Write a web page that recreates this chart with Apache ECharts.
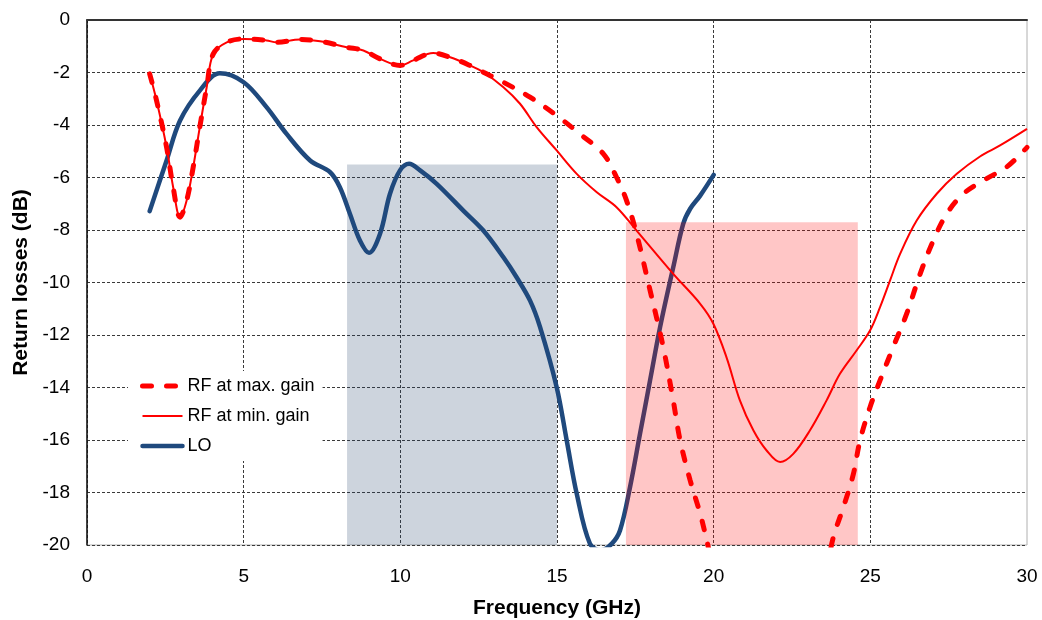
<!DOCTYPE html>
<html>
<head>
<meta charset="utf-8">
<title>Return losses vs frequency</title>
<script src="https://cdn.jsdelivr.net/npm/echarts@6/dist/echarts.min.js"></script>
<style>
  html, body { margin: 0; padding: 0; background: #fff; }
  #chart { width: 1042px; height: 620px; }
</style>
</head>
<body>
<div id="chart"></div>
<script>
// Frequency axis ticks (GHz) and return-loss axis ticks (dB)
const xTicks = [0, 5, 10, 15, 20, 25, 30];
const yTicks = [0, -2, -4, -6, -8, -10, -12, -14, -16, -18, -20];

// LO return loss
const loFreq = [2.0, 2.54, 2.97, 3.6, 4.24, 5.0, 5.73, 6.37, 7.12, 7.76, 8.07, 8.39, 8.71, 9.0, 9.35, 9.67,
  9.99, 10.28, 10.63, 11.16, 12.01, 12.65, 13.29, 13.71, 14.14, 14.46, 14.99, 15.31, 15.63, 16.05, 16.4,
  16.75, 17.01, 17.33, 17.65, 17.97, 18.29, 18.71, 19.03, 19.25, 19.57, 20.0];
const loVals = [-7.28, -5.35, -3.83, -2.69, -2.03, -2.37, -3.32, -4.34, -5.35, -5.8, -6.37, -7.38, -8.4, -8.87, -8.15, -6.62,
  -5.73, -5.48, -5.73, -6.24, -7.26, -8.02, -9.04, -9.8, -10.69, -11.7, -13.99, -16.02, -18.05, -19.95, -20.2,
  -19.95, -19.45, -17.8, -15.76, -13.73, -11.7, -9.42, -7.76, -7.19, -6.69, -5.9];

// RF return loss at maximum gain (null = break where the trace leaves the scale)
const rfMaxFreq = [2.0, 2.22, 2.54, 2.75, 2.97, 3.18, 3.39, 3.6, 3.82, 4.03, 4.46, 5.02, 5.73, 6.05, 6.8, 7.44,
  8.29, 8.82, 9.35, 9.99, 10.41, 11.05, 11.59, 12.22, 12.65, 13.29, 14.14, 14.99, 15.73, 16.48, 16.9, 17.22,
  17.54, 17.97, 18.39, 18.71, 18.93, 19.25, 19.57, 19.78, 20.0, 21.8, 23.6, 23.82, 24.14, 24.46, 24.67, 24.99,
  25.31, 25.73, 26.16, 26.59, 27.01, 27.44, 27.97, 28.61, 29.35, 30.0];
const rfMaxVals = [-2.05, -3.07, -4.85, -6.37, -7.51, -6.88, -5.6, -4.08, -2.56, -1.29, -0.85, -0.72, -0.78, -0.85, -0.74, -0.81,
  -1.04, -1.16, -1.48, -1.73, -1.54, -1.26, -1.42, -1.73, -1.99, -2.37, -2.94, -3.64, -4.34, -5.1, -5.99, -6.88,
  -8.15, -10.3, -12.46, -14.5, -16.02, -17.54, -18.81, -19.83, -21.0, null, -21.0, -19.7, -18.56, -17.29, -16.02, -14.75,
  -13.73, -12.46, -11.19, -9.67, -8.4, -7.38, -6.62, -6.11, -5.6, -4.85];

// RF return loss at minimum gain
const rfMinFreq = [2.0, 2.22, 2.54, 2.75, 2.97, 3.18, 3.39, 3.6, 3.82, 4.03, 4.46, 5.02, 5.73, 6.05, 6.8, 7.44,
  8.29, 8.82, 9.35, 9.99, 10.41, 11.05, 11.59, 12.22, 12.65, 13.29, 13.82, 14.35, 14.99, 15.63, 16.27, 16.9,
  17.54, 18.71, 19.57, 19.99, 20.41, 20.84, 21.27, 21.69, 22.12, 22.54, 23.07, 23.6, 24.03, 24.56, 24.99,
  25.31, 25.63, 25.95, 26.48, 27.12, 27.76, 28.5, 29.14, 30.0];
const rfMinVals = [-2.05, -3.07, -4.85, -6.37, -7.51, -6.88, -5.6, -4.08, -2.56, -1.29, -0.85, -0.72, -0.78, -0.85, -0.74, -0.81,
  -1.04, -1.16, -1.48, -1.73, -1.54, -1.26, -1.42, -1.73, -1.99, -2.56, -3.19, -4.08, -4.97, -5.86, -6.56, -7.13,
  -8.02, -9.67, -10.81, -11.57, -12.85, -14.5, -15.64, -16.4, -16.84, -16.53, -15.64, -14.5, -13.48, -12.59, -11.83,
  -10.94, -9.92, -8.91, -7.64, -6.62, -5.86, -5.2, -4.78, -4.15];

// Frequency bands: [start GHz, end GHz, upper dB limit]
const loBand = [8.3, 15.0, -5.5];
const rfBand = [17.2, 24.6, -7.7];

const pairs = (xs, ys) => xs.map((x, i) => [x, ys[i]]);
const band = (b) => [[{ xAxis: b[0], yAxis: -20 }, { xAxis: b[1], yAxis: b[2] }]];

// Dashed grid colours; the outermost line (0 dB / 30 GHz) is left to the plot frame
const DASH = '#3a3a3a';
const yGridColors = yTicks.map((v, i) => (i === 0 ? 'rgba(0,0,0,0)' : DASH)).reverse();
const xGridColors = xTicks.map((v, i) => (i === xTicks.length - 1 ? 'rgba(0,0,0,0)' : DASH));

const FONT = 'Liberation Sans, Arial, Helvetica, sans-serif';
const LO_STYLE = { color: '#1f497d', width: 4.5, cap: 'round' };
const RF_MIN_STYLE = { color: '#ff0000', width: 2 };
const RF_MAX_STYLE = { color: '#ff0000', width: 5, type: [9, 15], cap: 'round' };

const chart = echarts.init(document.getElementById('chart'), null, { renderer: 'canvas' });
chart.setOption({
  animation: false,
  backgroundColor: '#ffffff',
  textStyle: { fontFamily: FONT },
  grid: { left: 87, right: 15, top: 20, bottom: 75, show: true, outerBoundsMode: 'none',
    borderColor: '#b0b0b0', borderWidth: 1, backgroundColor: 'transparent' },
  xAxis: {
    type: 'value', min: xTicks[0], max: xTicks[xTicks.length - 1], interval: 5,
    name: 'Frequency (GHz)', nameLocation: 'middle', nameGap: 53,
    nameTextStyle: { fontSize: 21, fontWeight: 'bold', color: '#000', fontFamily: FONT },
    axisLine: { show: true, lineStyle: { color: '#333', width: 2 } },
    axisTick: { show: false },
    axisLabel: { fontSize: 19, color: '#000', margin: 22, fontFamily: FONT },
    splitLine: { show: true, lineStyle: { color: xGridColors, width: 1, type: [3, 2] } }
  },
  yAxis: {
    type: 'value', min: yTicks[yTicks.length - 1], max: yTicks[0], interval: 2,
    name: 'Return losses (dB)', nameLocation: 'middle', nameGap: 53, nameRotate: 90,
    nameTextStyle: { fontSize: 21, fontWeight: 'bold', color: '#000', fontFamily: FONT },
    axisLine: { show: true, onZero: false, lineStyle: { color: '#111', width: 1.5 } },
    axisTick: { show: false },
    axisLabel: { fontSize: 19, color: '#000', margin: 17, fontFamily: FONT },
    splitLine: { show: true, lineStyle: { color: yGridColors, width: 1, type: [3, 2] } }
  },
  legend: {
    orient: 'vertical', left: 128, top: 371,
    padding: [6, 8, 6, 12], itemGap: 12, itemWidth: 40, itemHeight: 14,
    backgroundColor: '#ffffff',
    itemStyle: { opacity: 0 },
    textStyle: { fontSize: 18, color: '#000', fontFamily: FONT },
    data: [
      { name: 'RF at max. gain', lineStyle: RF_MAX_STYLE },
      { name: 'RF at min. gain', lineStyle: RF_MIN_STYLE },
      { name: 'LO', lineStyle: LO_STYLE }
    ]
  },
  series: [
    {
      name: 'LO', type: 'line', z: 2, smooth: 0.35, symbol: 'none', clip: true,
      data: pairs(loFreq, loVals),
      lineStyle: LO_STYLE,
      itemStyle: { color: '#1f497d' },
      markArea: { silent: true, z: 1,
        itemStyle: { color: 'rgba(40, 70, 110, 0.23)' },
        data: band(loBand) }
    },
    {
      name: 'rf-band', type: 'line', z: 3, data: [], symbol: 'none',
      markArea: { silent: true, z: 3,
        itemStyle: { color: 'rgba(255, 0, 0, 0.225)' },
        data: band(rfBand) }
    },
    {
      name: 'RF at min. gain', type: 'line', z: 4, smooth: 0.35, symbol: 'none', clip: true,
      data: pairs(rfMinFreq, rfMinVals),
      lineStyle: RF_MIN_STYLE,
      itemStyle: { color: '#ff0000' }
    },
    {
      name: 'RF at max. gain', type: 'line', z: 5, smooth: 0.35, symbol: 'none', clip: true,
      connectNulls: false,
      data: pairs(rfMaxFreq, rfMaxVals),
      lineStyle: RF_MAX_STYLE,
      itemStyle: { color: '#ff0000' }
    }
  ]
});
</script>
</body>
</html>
++++++++
#### Written problem
Return exactly what appears from the opening line of the material through the line with "-7.19, -6.69, -5.9];", apart from the pictures.

#### The response
Write a web page that recreates this chart with Apache ECharts.
<!DOCTYPE html>
<html>
<head>
<meta charset="utf-8">
<title>Return losses vs frequency</title>
<script src="https://cdn.jsdelivr.net/npm/echarts@6/dist/echarts.min.js"></script>
<style>
  html, body { margin: 0; padding: 0; background: #fff; }
  #chart { width: 1042px; height: 620px; }
</style>
</head>
<body>
<div id="chart"></div>
<script>
// Frequency axis ticks (GHz) and return-loss axis ticks (dB)
const xTicks = [0, 5, 10, 15, 20, 25, 30];
const yTicks = [0, -2, -4, -6, -8, -10, -12, -14, -16, -18, -20];

// LO return loss
const loFreq = [2.0, 2.54, 2.97, 3.6, 4.24, 5.0, 5.73, 6.37, 7.12, 7.76, 8.07, 8.39, 8.71, 9.0, 9.35, 9.67,
  9.99, 10.28, 10.63, 11.16, 12.01, 12.65, 13.29, 13.71, 14.14, 14.46, 14.99, 15.31, 15.63, 16.05, 16.4,
  16.75, 17.01, 17.33, 17.65, 17.97, 18.29, 18.71, 19.03, 19.25, 19.57, 20.0];
const loVals = [-7.28, -5.35, -3.83, -2.69, -2.03, -2.37, -3.32, -4.34, -5.35, -5.8, -6.37, -7.38, -8.4, -8.87, -8.15, -6.62,
  -5.73, -5.48, -5.73, -6.24, -7.26, -8.02, -9.04, -9.8, -10.69, -11.7, -13.99, -16.02, -18.05, -19.95, -20.2,
  -19.95, -19.45, -17.8, -15.76, -13.73, -11.7, -9.42, -7.76, -7.19, -6.69, -5.9];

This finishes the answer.